Gernsback may have been a mediocre inventor, but he turned out to be a dab hand at publishing. Modern Electrics was the first of fifty magazines that Gernsback started. A quick glance at the covers of his titles, such as Electrical Experimenter, Science & Invention, and Radio News shows a man with a flair for promotion mixed with a genuine adolescent love of gadgetry unhindered by any sense of practicality or even the laws of physics. For him, science and technology were the stuff of romance. He loved his cover art to show old battleships being converted into monster tanks on wheels the size of skyscrapers, thought recorders, invisibility machines, and giant rocket ships.

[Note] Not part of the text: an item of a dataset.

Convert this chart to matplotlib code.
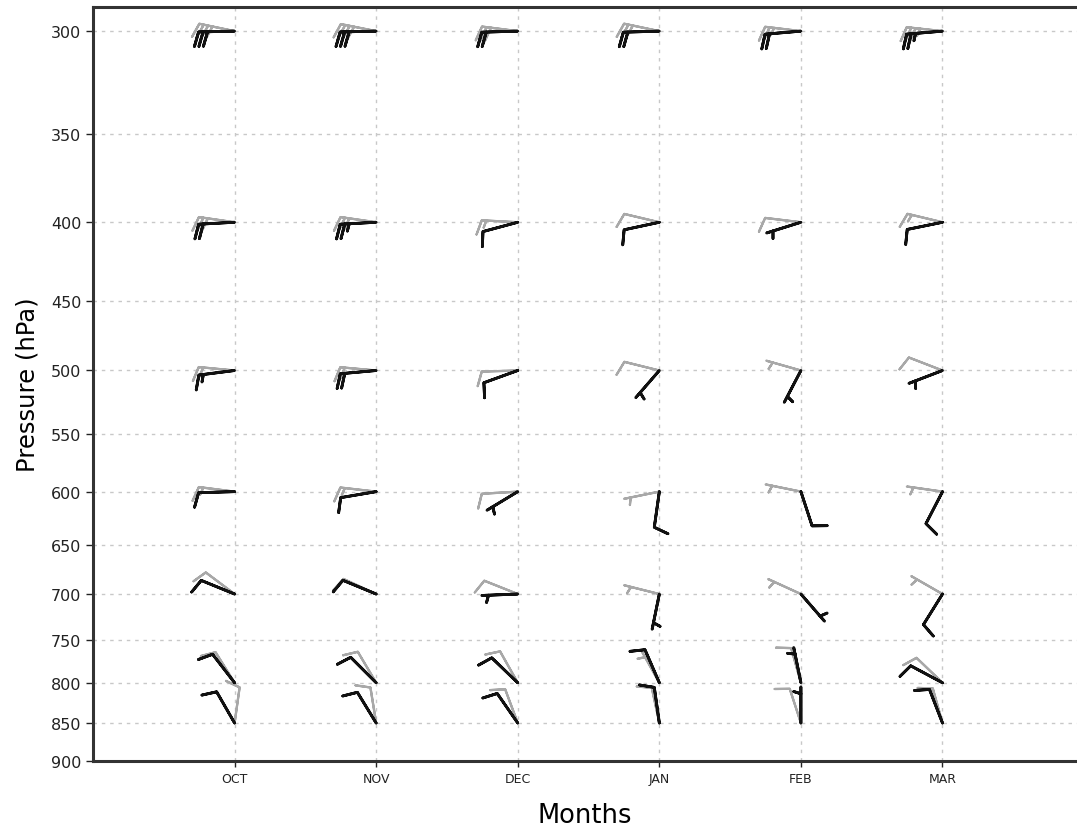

It was like a preview of the future.  Almost as if Gernsback had participated in conference calls to the future with yet to born architects, engineers and inventors.

In 1911, Gernsback serialised his novel Ralph 124C41+ in Modern Electrics. Set 600 years in the future, it is a combination of travelogue, romance, and adolescent power fantasy that predicted such marvels as radar, fluorescent lighting systems, videophones, and night baseball; not to mention absurdities such as train tunnels bored hundreds of miles beneath the earth, cities suspended in the stratosphere, and using radium to revive the dead. The novel also showcased Gernsback’s fondness for neologisms such as “hypnobioscope,” “helio-dynamophores,” and “teleradiograph.” Small wonder that Life magazine called him the “Barnum of the Space Age,” or that he went on to publish the first science fiction magazine in 1926.